Andreas Nolda (andreas@nolda.org)

[^1]: A user of Microsoft Windows 8.1 reported that the installation program of the Oracle Java runtime environment does not set the system environment variable JAVA_HOME to the JRE installation path, which prevented EXMARaLDA from running. Cf. the configuration instructions in this README on how to set such variables. Alternatively, you can install the Oracle Java development kit or Amazon Corretto, which both appear to properly set this variable. [^2]: Alternatively, you may start from a blank table (‘File’ > ‘New’). Metadata can be imported from <DIR3>/dulko.template.exb by applying the transformation scenario ‘Dulko: Metadaten’. [^3]: Part of the speaker metadata (viz. the value of the ‘Abbreviation’ field) is used to generate tier names. If changed, the tier names can be updated by means of the the transformation scenario ‘Dulko: Spurnamen’. [^4]: In order to mark a hyphenation in the learner text, the corresponding word on the tier for the original learner text has to be split into three events consisting of the first part of the word, the symbol -, and the second part of the word, respectively. Optionally, you can add a further event with the symbol | after - as an explicit line-break mark. [^5]: The stylesheets for sentence-span tiers (Satzspannen) automatically identifies sentence spans ending in a punctuation character that TreeTagger tags as $. or ending in an abbreviation followed by a capitalised version of a non-noun.
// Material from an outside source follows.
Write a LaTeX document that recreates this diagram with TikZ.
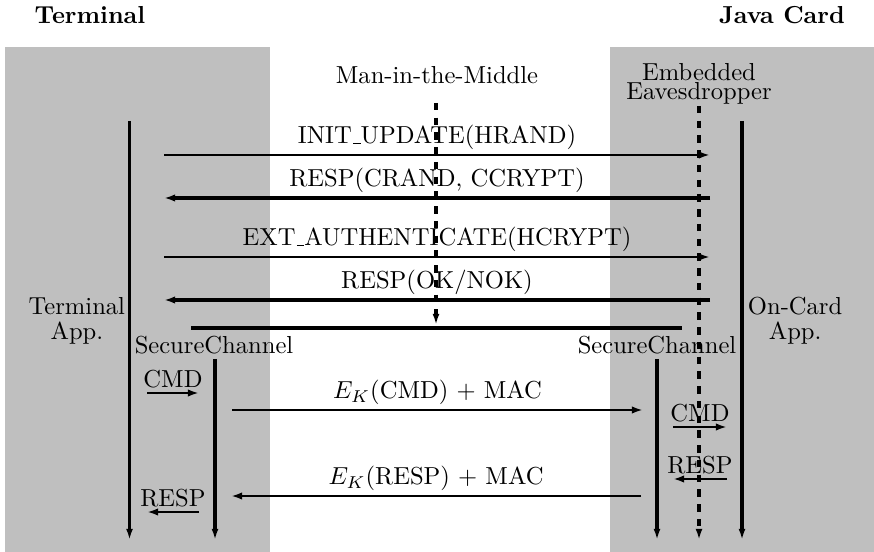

Sentence spans with different endings have to be tagged manually by splitting the corresponding sentence-span event inserted by the stylesheet; the sentence-span names can then be regenerated with the transformation scenario ‘Dulko: Satzspannen’. [^6]: The stylesheet for difference tiers (Differenz-Spuren) tries hard to detect movement source and target pairs, which are tagged with MOV[EMENT]S[OURCE] and MOV[EMENT]T[ARGET], respectively. If unsure, it tags potential movement sources and targets with the tags MOVS/DEL and MOVT/INS, which have to be manually disambiguated (e.g. by means of the annotation panel). [^7]: The only exception is the transformation scenario ‘Dulko: ZH- und Fehler-Spuren (weitere Zielhypothese)’, which always creates new tiers. [^8]: In EXMARaLDA (Dulko), this menu entry runs the XSLT stylesheet exb2exs.xsl on the current EXB file. [^9]: A build system for generating ANNIS data from EXMARaLDA sources annotated with EXMARaLDA (Dulko) is available at makeDulko.